Searched with no luck so new post. Finally need to use Jack Mode with my air suspension to change the break pads. Ok, read the manual and also tried other ways but the suspension does NOT stay locked like to says. Did: car running, Park, key off engine, Park brake, Jack mode, key out. Tried every iteration and same, wheel still drops when jacking.


----------



## henna gaijin (Jun 30, 2005)

*Re: Jack mode not working? (SJ-Egg-man)*


_Quote, originally posted by *SJ-Egg-man* »_Searched with no luck so new post. Finally need to use Jack Mode with my air suspension to change the break pads. Ok, read the manual and also tried other ways but the suspension does NOT stay locked like to says. Did: car running, Park, key off engine, Park brake, Jack mode, key out. Tried every iteration and same, wheel still drops when jacking.

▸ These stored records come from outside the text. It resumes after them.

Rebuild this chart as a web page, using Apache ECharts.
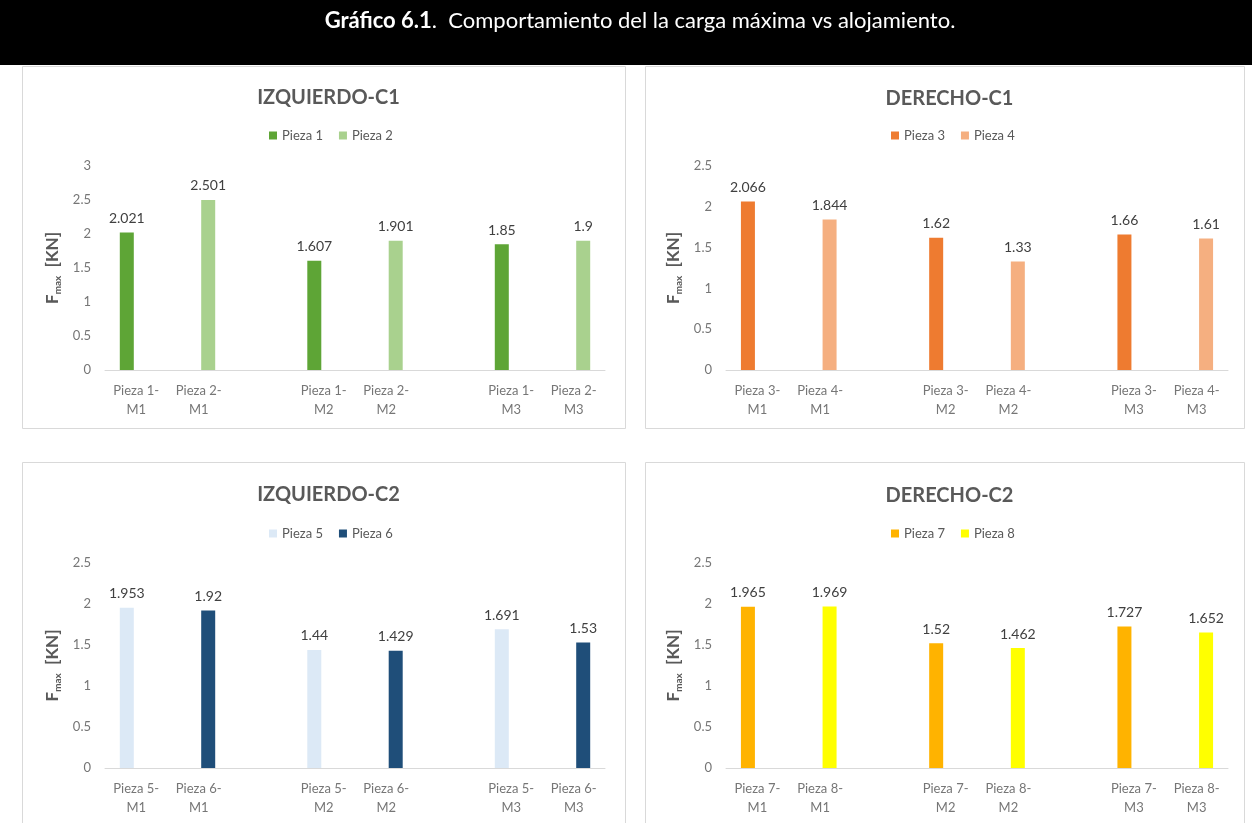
<!DOCTYPE html>
<html><head><meta charset="utf-8">
<script src="https://cdn.jsdelivr.net/npm/echarts@6/dist/echarts.min.js"></script>
<style>html,body{margin:0;padding:0;background:#fff}#c{width:1252px;height:823px}</style>
</head><body><div id="c"></div>
<script>
// ---- data ----
const headerBold = 'Gráfico 6.1';
const headerRest = '.  Comportamiento del la carga máxima vs alojamiento.';
const chartTitles = ['IZQUIERDO-C1', 'DERECHO-C1', 'IZQUIERDO-C2', 'DERECHO-C2'];
const catsC1L = ['Pieza 1-\nM1', 'Pieza 2-\nM1', '', 'Pieza 1-\nM2', 'Pieza 2-\nM2', '', 'Pieza 1-\nM3', 'Pieza 2-\nM3'];
const catsC1R = ['Pieza 3-\nM1', 'Pieza 4-\nM1', '', 'Pieza 3-\nM2', 'Pieza 4-\nM2', '', 'Pieza 3-\nM3', 'Pieza 4-\nM3'];
const catsC2L = ['Pieza 5-\nM1', 'Pieza 6-\nM1', '', 'Pieza 5-\nM2', 'Pieza 6-\nM2', '', 'Pieza 5-\nM3', 'Pieza 6-\nM3'];
const catsC2R = ['Pieza 7-\nM1', 'Pieza 8-\nM1', '', 'Pieza 7-\nM2', 'Pieza 8-\nM2', '', 'Pieza 7-\nM3', 'Pieza 8-\nM3'];
const pieza1 = [2.021, 1.607, 1.85];
const pieza2 = [2.501, 1.901, 1.9];
const pieza3 = [2.066, 1.62, 1.66];
const pieza4 = [1.844, 1.33, 1.61];
const pieza5 = [1.953, 1.44, 1.691];
const pieza6 = [1.92, 1.429, 1.53];
const pieza7 = [1.965, 1.52, 1.727];
const pieza8 = [1.969, 1.462, 1.652];
const yMaxes = [3, 2.5, 2.5, 2.5];
const yInterval = 0.5;

// ---- layout / style ----
const FONT = 'Lato, "Open Sans", sans-serif';
const panels = [
  {x: 22, y: 66, w: 603, h: 362},
  {x: 645, y: 66, w: 599, h: 362},
  {x: 22, y: 462, w: 603, h: 380},
  {x: 645, y: 462, w: 599, h: 380}
];
const grids = [
  {left: 105, width: 500, top: 166, height: 204},
  {left: 726, width: 502, top: 166, height: 204},
  {left: 105, width: 500, top: 563, height: 205},
  {left: 726, width: 502, top: 563, height: 205}
];
const legendLeft = [264, 886, 264, 886];
const legendTop = [124, 124, 522, 522];
const titleTop = [83, 84, 480, 481];
const colors = ['#5EA536', '#A9D18E', '#EE7B30', '#F5AF80', '#DCE9F6', '#1F4E79', '#FFB300', '#FFFF00'];
const catsAll = [catsC1L, catsC1R, catsC2L, catsC2R];
const seriesVals = [pieza1, pieza2, pieza3, pieza4, pieza5, pieza6, pieza7, pieza8];

function slots(vals, off) {
  const arr = ['-', '-', '-', '-', '-', '-', '-', '-'];
  vals.forEach((v, i) => { arr[i * 3 + off] = v; });
  return arr;
}

const option = {
  animation: false,
  backgroundColor: '#ffffff',
  textStyle: {fontFamily: FONT},
  graphic: [
    {type: 'rect', shape: {x: 0, y: 0, width: 1252, height: 65}, style: {fill: '#000'}, z: 0},
    {type: 'text', x: 640, y: 21, style: {
      text: '{b|' + headerBold + '}{n|' + headerRest + '}',
      align: 'center', verticalAlign: 'middle',
      rich: {
        b: {fontFamily: FONT, fontSize: 22, fontWeight: 'bold', fill: '#fff', color: '#fff'},
        n: {fontFamily: FONT, fontSize: 22, fill: '#fff', color: '#fff'}
      }
    }, z: 1}
  ].concat(panels.map(p => ({
    type: 'rect', shape: {x: p.x + 0.5, y: p.y + 0.5, width: p.w, height: p.h},
    style: {fill: '#fff', stroke: '#d9d9d9', lineWidth: 1}, z: -1
  }))),
  title: chartTitles.map((t, i) => ({
    text: t, left: panels[i].x + panels[i].w / 2, top: titleTop[i], textAlign: 'center',
    textStyle: {fontFamily: FONT, fontSize: 20, fontWeight: 'bold', color: '#595959'}
  })),
  legend: [0, 1, 2, 3].map(i => ({
    data: ['Pieza ' + (2 * i + 1), 'Pieza ' + (2 * i + 2)],
    left: legendLeft[i], top: legendTop[i], icon: 'rect', itemWidth: 8, itemHeight: 8, itemGap: 16,
    textStyle: {fontFamily: FONT, fontSize: 13, color: '#595959'}
  })),
  grid: grids.map(g => Object.assign({containLabel: false}, g)),
  xAxis: [0, 1, 2, 3].map(i => ({
    type: 'category', gridIndex: i, data: catsAll[i],
    axisLine: {lineStyle: {color: '#d9d9d9'}}, axisTick: {show: false},
    axisLabel: {interval: 0, fontFamily: FONT, fontSize: 13, color: '#767676', lineHeight: 19, margin: 11}
  })),
  yAxis: [0, 1, 2, 3].map(i => ({
    type: 'value', gridIndex: i, min: 0, max: yMaxes[i], interval: yInterval,
    splitLine: {show: false}, axisLine: {show: false}, axisTick: {show: false},
    axisLabel: {fontFamily: FONT, fontSize: 13, color: '#767676', margin: 14},
    name: '{a|F}{s|max}{a|  [KN]}', nameLocation: 'middle', nameRotate: 90, nameGap: 42,
    nameTextStyle: {
      rich: {
        a: {fontFamily: FONT, fontSize: 17, fontWeight: 'bold', color: '#595959', lineHeight: 20},
        s: {fontFamily: FONT, fontSize: 10, fontWeight: 'bold', color: '#595959', verticalAlign: 'bottom', lineHeight: 14}
      }
    }
  })),
  series: seriesVals.map((vals, k) => ({
    type: 'bar', name: 'Pieza ' + (k + 1),
    xAxisIndex: Math.floor(k / 2), yAxisIndex: Math.floor(k / 2),
    data: slots(vals, k % 2),
    barWidth: 14, barGap: '35%',
    itemStyle: {color: colors[k]},
    label: {show: true, position: 'top', distance: 7, fontFamily: FONT, fontSize: 14, color: '#404040'}
  }))
};
const chart = echarts.init(document.getElementById('c'), null, {renderer: 'canvas'});
chart.setOption(option);
</script>
</body></html>
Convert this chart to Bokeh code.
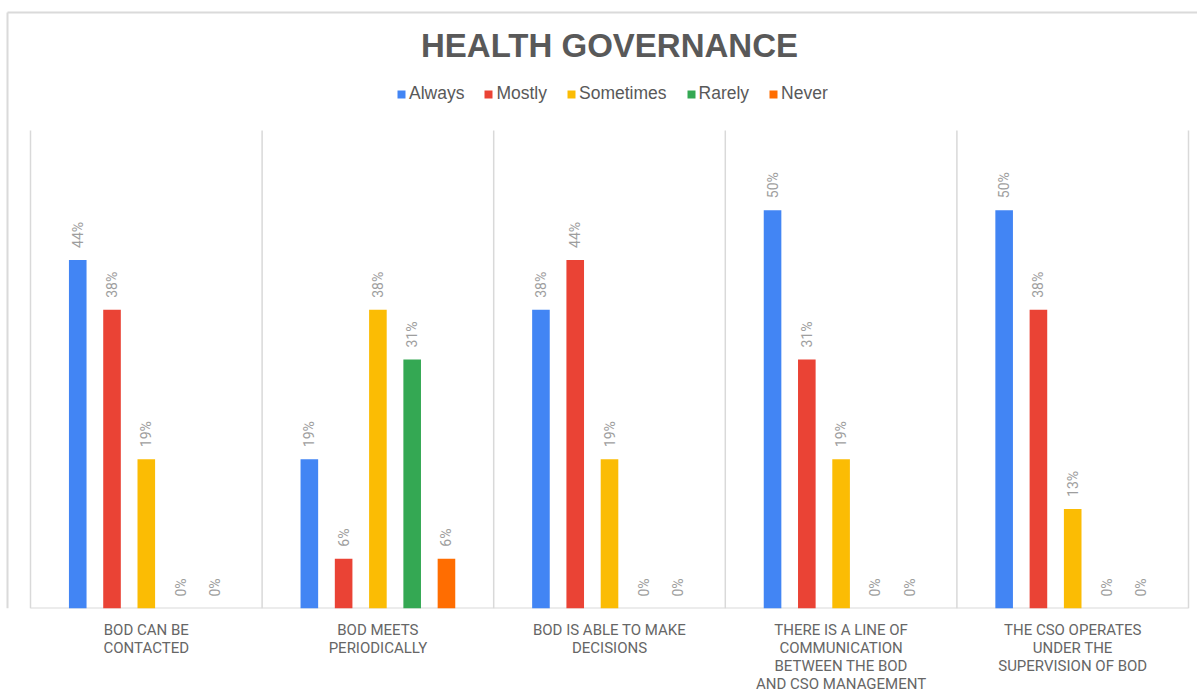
import math
from bokeh.plotting import figure
from bokeh.models import ColumnDataSource, FixedTicker, Legend, LegendItem, Range1d
from bokeh.core.properties import value
from bokeh.embed import file_html
from bokeh.resources import INLINE

title_text = "HEALTH GOVERNANCE"
categories = [
    "BOD CAN BE\nCONTACTED",
    "BOD MEETS\nPERIODICALLY",
    "BOD IS ABLE TO MAKE\nDECISIONS",
    "THERE IS A LINE OF\nCOMMUNICATION\nBETWEEN THE BOD\nAND CSO MANAGEMENT",
    "THE CSO OPERATES\nUNDER THE\nSUPERVISION OF BOD",
]
series_names = ["Always", "Mostly", "Sometimes", "Rarely", "Never"]
always = [0.4375, 0.1875, 0.375, 0.5, 0.5]
mostly = [0.375, 0.0625, 0.4375, 0.3125, 0.375]
sometimes = [0.1875, 0.375, 0.1875, 0.1875, 0.125]
rarely = [0.0, 0.3125, 0.0, 0.0, 0.0]
never = [0.0, 0.0625, 0.0, 0.0, 0.0]
colors = ["#4285F4", "#EA4335", "#FBBC04", "#34A853", "#FF6D01"]
y_max = 0.6

series = [always, mostly, sometimes, rarely, never]
n = len(categories)

W, H = 1197, 695
left_px, right_px, base_px = 30, 1188, 608
px_per_x = (right_px - left_px) / n
px_per_y = (base_px - 130) / y_max

def sx(px):
    return (px - left_px) / px_per_x

def sy(py):
    return (base_px - py) / px_per_y

p = figure(width=W, height=H,
           x_range=Range1d(sx(0), sx(W)), y_range=Range1d(sy(base_px), sy(0)),
           output_backend="svg", toolbar_location=None)
p.min_border_left = 0
p.min_border_right = 0
p.min_border_top = 0
p.min_border_bottom = H - base_px
p.outline_line_color = None
p.background_fill_color = "white"
p.border_fill_color = "white"
p.yaxis.visible = False
p.xgrid.grid_line_color = None
p.ygrid.grid_line_color = None

p.xaxis.ticker = FixedTicker(ticks=[i + 0.5 for i in range(n)])
p.xaxis.major_label_overrides = {i + 0.5: c for i, c in enumerate(categories)}
p.xaxis.major_tick_line_color = None
p.xaxis.minor_tick_line_color = None
p.xaxis.axis_line_color = None
p.xaxis.major_label_text_font = "Roboto"
p.xaxis.major_label_text_font_size = "15px"
p.xaxis.major_label_text_color = "#666666"
p.xaxis.major_label_text_line_height = 1.0
p.xaxis.major_label_standoff = 6

# outer chart border (top + left)
p.segment(x0=[sx(7), sx(7)], y0=[sy(12), sy(12)], x1=[sx(W), sx(7)], y1=[sy(12), sy(base_px)],
          line_color="#dadada", line_width=2)

# category separators and baseline
seps = list(range(n + 1))
p.segment(x0=seps, y0=[0] * len(seps), x1=seps, y1=[y_max] * len(seps),
          line_color="#d9d9d9", line_width=1.5)
p.segment(x0=[0], y0=[0], x1=[n], y1=[0], line_color="#d9d9d9", line_width=2)

offset = 0.148
bw = 0.076
items = []
for j, (name, vals, col) in enumerate(zip(series_names, series, colors)):
    xs = [i + 0.5 + (j - 2) * offset for i in range(n)]
    labels = [f"{int(v * 100 + 0.5)}%" for v in vals]
    src = ColumnDataSource(dict(x=xs, top=vals, label=labels))
    r = p.vbar(x="x", top="top", width=bw, bottom=0, source=src,
               fill_color=col, line_color=None)
    p.text(x="x", y="top", text="label", source=src, angle=math.pi / 2,
           text_align="left", text_baseline="middle", y_offset=-12,
           text_font=value("Roboto"), text_font_size="14px", text_color="#9e9e9e")
    items.append(LegendItem(label=name, renderers=[r]))

# title
p.text(x=[n / 2], y=[sy(45)], text=[title_text], text_align="center",
       text_baseline="middle", text_font=value("Liberation Sans"),
       text_font_size="33px", text_font_style="bold", text_color="#595959")

legend = Legend(items=items, orientation="horizontal",
                glyph_width=10, glyph_height=10, label_standoff=3, spacing=19,
                label_text_font="Liberation Sans", label_text_font_size="17.5px",
                label_text_color="#595959", border_line_color=None,
                background_fill_alpha=0, padding=0, margin=0)
legend.location = (396, base_px - 104)
p.add_layout(legend, "center")

open("out.html", "w").write(file_html(p, INLINE))
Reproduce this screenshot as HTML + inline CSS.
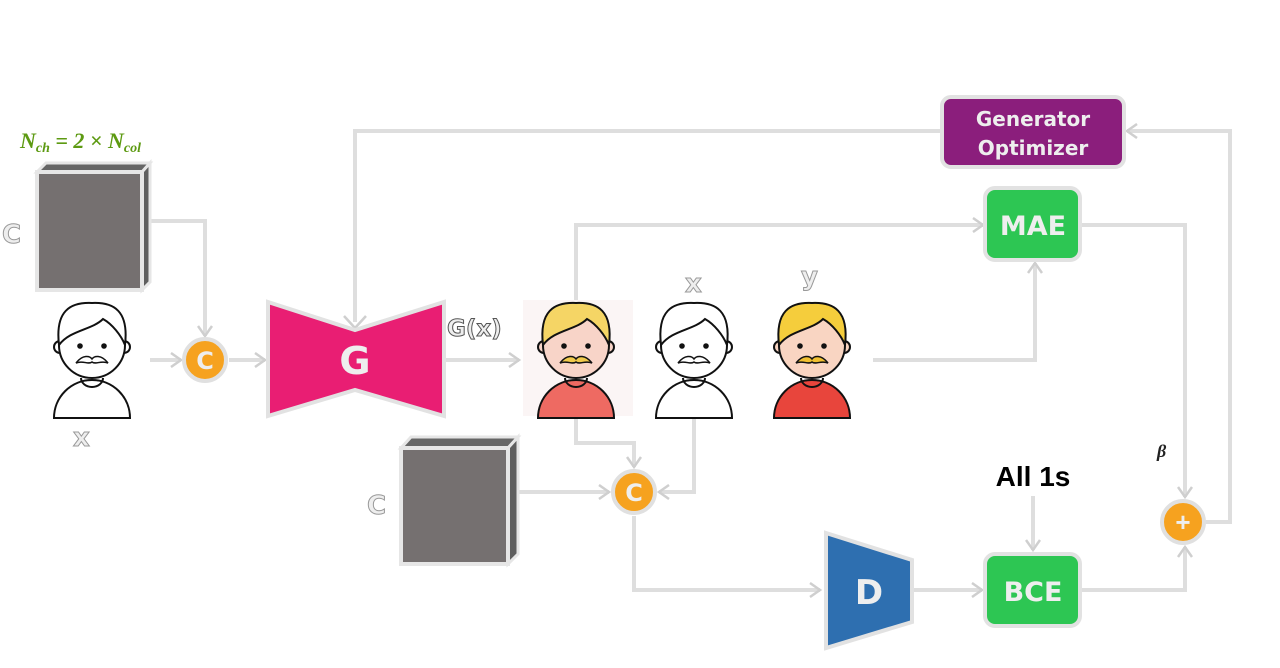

As long as the Jack Mode light comes on in your MFI then all is OK.
With the Jack Mode engaged, the wheel that is being jacked up will drop - this is normal. What will not happen in Jack Mode is the suspension will not try to level the car, thus causing a potentially dangerous situation.
HTH


----------



## DenverBill (Apr 18, 2003)

*Re: Jack mode not working? (SJ-Egg-man)*

Try pushing the Jack Mode button while the engine is running, and hold down the button until the indicator lights. My 2004 takes a couple of seconds. As Henna posted, the mode does not actually lock the wheels in position, as you might assume from the title.


_Modified by DenverBill at 5:30 PM 9-2-2007_


----------



## SJ-Egg-man (Dec 22, 2004)

That's nuts. For a car that can lock the suspension so one can drive over a hole, you can't create a safe situation of having to only jack the car <1" to get the wheel off


----------



## spockcat (Jun 5, 2003)

*Re: (SJ-Egg-man)*


_Quote, originally posted by *SJ-Egg-man* »_That's nuts. For a car that can lock the suspension so one can drive over a hole, you can't create a safe situation of having to only jack the car <1" to get the wheel off









Lock the suspension?? All it can do is add more or less air pressure. 
Jack mode turns off the self leveling as was stated above. I've inadvertently tried to jack mine up without switching on jack mode. The compressor start working to level the car. You know it immediately.


----------



## henna gaijin (Jun 30, 2005)

*Re: (SJ-Egg-man)*


_Quote, originally posted by *SJ-Egg-man* »_That's nuts. For a car that can lock the suspension so one can drive over a hole, you can't create a safe situation of having to only jack the car <1" to get the wheel off









If (for whatever reason) you want to limit jack travel during a wheel change:
- Set air suspension to Xtra level
- Put vehicle in Jack mode
HTH


----------